Directive ▸ Return the listing below exactly, with the pictures dropped.

╔══

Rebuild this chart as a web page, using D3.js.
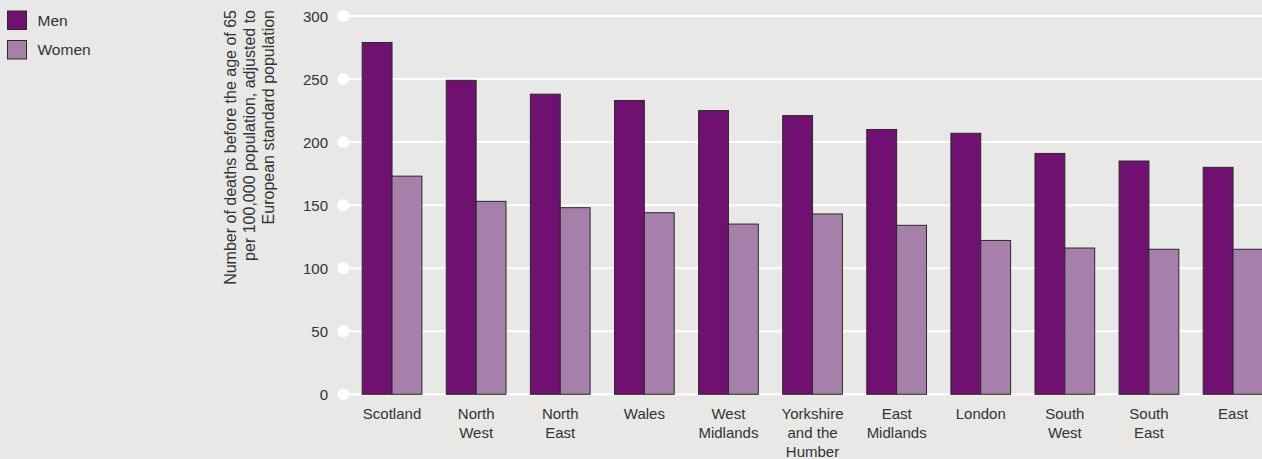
<!DOCTYPE html>
<html>
<head>
<meta charset="utf-8">
<script src="https://cdn.jsdelivr.net/npm/d3@7"></script>
<style>
  html, body { margin: 0; padding: 0; background: #e8e9e6; }
  svg { display: block; font-family: "Liberation Sans", Arial, sans-serif; }
</style>
</head>
<body>
<svg id="chart" width="1262" height="459"></svg>
<script>
const categories = [
  ["Scotland"], ["North", "West"], ["North", "East"], ["Wales"], ["West", "Midlands"],
  ["Yorkshire", "and the", "Humber"], ["East", "Midlands"], ["London"], ["South", "West"],
  ["South", "East"], ["East"]
];
const seriesNames = ["Men", "Women"];
const menValues = [279, 249, 238, 233, 225, 221, 210, 207, 191, 185, 180];
const womenValues = [173, 153, 148, 144, 135, 143, 134, 122, 116, 115, 115];
const yTicks = [0, 50, 100, 150, 200, 250, 300];
const yTitle = ["Number of deaths before the age of 65", "per 100,000 population, adjusted to", "European standard population"];

const colors = { Men: "#701070", Women: "#a67fab" };
const textColor = "#333333";

const svg = d3.select("#chart");
const W = 1262, H = 459;

const keys = categories.map(c => c.join(" "));
const x0 = d3.scaleBand().domain(keys).range([350, 350 + 11 * 84.1]).paddingInner(0.29).paddingOuter(0.145);
const x1 = d3.scaleBand().domain(seriesNames).range([0, x0.bandwidth()]);
const y = d3.scaleLinear().domain([0, 300]).range([394.3, 16]);

// Gridlines
const grid = svg.append("g");
grid.selectAll("line").data(yTicks).join("line")
  .attr("x1", 343.3).attr("x2", W)
  .attr("y1", d => y(d)).attr("y2", d => y(d))
  .attr("stroke", "#ffffff").attr("stroke-width", 2);
grid.selectAll("circle").data(yTicks).join("circle")
  .attr("cx", 343.3).attr("cy", d => y(d)).attr("r", 6).attr("fill", "#ffffff");

// Y axis labels
const yAxis = d3.axisLeft(y).tickValues(yTicks).tickSize(0).tickPadding(0);
const yg = svg.append("g").attr("transform", "translate(328,0.6)").call(yAxis);
yg.select(".domain").remove();
yg.selectAll("text").attr("font-size", 15).attr("fill", textColor)
  .attr("font-family", "Liberation Sans, Arial, sans-serif");

// Bars
const data = keys.map((k, i) => ({ key: k, values: [
  { s: "Men", v: menValues[i] }, { s: "Women", v: womenValues[i] }] }));
const groups = svg.append("g").selectAll("g").data(data).join("g")
  .attr("transform", d => `translate(${x0(d.key)},0)`);
groups.selectAll("rect").data(d => d.values).join("rect")
  .attr("x", d => x1(d.s)).attr("width", x1.bandwidth())
  .attr("y", d => y(d.v)).attr("height", d => y(0) - y(d.v))
  .attr("fill", d => colors[d.s])
  .attr("stroke", "#2a2a2a").attr("stroke-width", 1);

// X labels
const xl = svg.append("g");
categories.forEach((lines, i) => {
  const cx = x0(keys[i]) + x0.bandwidth() / 2;
  const t = xl.append("text").attr("x", cx).attr("y", 419)
    .attr("text-anchor", "middle").attr("font-size", 15).attr("fill", textColor);
  lines.forEach((ln, j) => {
    t.append("tspan").attr("x", cx).attr("dy", j === 0 ? 0 : 19).text(ln);
  });
});

// Y title
const yt = svg.append("text")
  .attr("transform", "rotate(-90)")
  .attr("text-anchor", "end").attr("font-size", 16).attr("fill", textColor);
yTitle.forEach((ln, j) => {
  yt.append("tspan").attr("x", -10).attr("y", 236 + j * 19).text(ln);
});

// Legend
const leg = svg.append("g");
seriesNames.forEach((s, i) => {
  leg.append("rect").attr("x", 7.5).attr("y", 11 + i * 29.5).attr("width", 19).attr("height", 18.5)
    .attr("fill", colors[s]).attr("stroke", "#2a2a2a").attr("stroke-width", 1);
  leg.append("text").attr("x", 37.5).attr("y", 25.5 + i * 29.5).attr("font-size", 15.5)
    .attr("fill", textColor).text(s);
});
</script>
</body>
</html>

╚══

Complete response ▸
Rebuild this chart as a web page, using D3.js.
<!DOCTYPE html>
<html>
<head>
<meta charset="utf-8">
<script src="https://cdn.jsdelivr.net/npm/d3@7"></script>
<style>
  html, body { margin: 0; padding: 0; background: #e8e9e6; }
  svg { display: block; font-family: "Liberation Sans", Arial, sans-serif; }
</style>
</head>
<body>
<svg id="chart" width="1262" height="459"></svg>
<script>
const categories = [
  ["Scotland"], ["North", "West"], ["North", "East"], ["Wales"], ["West", "Midlands"],
  ["Yorkshire", "and the", "Humber"], ["East", "Midlands"], ["London"], ["South", "West"],
  ["South", "East"], ["East"]
];
const seriesNames = ["Men", "Women"];
const menValues = [279, 249, 238, 233, 225, 221, 210, 207, 191, 185, 180];
const womenValues = [173, 153, 148, 144, 135, 143, 134, 122, 116, 115, 115];
const yTicks = [0, 50, 100, 150, 200, 250, 300];
const yTitle = ["Number of deaths before the age of 65", "per 100,000 population, adjusted to", "European standard population"];

const colors = { Men: "#701070", Women: "#a67fab" };
const textColor = "#333333";

const svg = d3.select("#chart");
const W = 1262, H = 459;

const keys = categories.map(c => c.join(" "));
const x0 = d3.scaleBand().domain(keys).range([350, 350 + 11 * 84.1]).paddingInner(0.29).paddingOuter(0.145);
const x1 = d3.scaleBand().domain(seriesNames).range([0, x0.bandwidth()]);
const y = d3.scaleLinear().domain([0, 300]).range([394.3, 16]);

// Gridlines
const grid = svg.append("g");
grid.selectAll("line").data(yTicks).join("line")
  .attr("x1", 343.3).attr("x2", W)
  .attr("y1", d => y(d)).attr("y2", d => y(d))
  .attr("stroke", "#ffffff").attr("stroke-width", 2);
grid.selectAll("circle").data(yTicks).join("circle")
  .attr("cx", 343.3).attr("cy", d => y(d)).attr("r", 6).attr("fill", "#ffffff");

// Y axis labels
const yAxis = d3.axisLeft(y).tickValues(yTicks).tickSize(0).tickPadding(0);
const yg = svg.append("g").attr("transform", "translate(328,0.6)").call(yAxis);
yg.select(".domain").remove();
yg.selectAll("text").attr("font-size", 15).attr("fill", textColor)
  .attr("font-family", "Liberation Sans, Arial, sans-serif");

// Bars
const data = keys.map((k, i) => ({ key: k, values: [
  { s: "Men", v: menValues[i] }, { s: "Women", v: womenValues[i] }] }));
const groups = svg.append("g").selectAll("g").data(data).join("g")
  .attr("transform", d => `translate(${x0(d.key)},0)`);
groups.selectAll("rect").data(d => d.values).join("rect")
  .attr("x", d => x1(d.s)).attr("width", x1.bandwidth())
  .attr("y", d => y(d.v)).attr("height", d => y(0) - y(d.v))
  .attr("fill", d => colors[d.s])
  .attr("stroke", "#2a2a2a").attr("stroke-width", 1);

// X labels
const xl = svg.append("g");
categories.forEach((lines, i) => {
  const cx = x0(keys[i]) + x0.bandwidth() / 2;
  const t = xl.append("text").attr("x", cx).attr("y", 419)
    .attr("text-anchor", "middle").attr("font-size", 15).attr("fill", textColor);
  lines.forEach((ln, j) => {
    t.append("tspan").attr("x", cx).attr("dy", j === 0 ? 0 : 19).text(ln);
  });
});

// Y title
const yt = svg.append("text")
  .attr("transform", "rotate(-90)")
  .attr("text-anchor", "end").attr("font-size", 16).attr("fill", textColor);
yTitle.forEach((ln, j) => {
  yt.append("tspan").attr("x", -10).attr("y", 236 + j * 19).text(ln);
});

// Legend
const leg = svg.append("g");
seriesNames.forEach((s, i) => {
  leg.append("rect").attr("x", 7.5).attr("y", 11 + i * 29.5).attr("width", 19).attr("height", 18.5)
    .attr("fill", colors[s]).attr("stroke", "#2a2a2a").attr("stroke-width", 1);
  leg.append("text").attr("x", 37.5).attr("y", 25.5 + i * 29.5).attr("font-size", 15.5)
    .attr("fill", textColor).text(s);
});
</script>
</body>
</html>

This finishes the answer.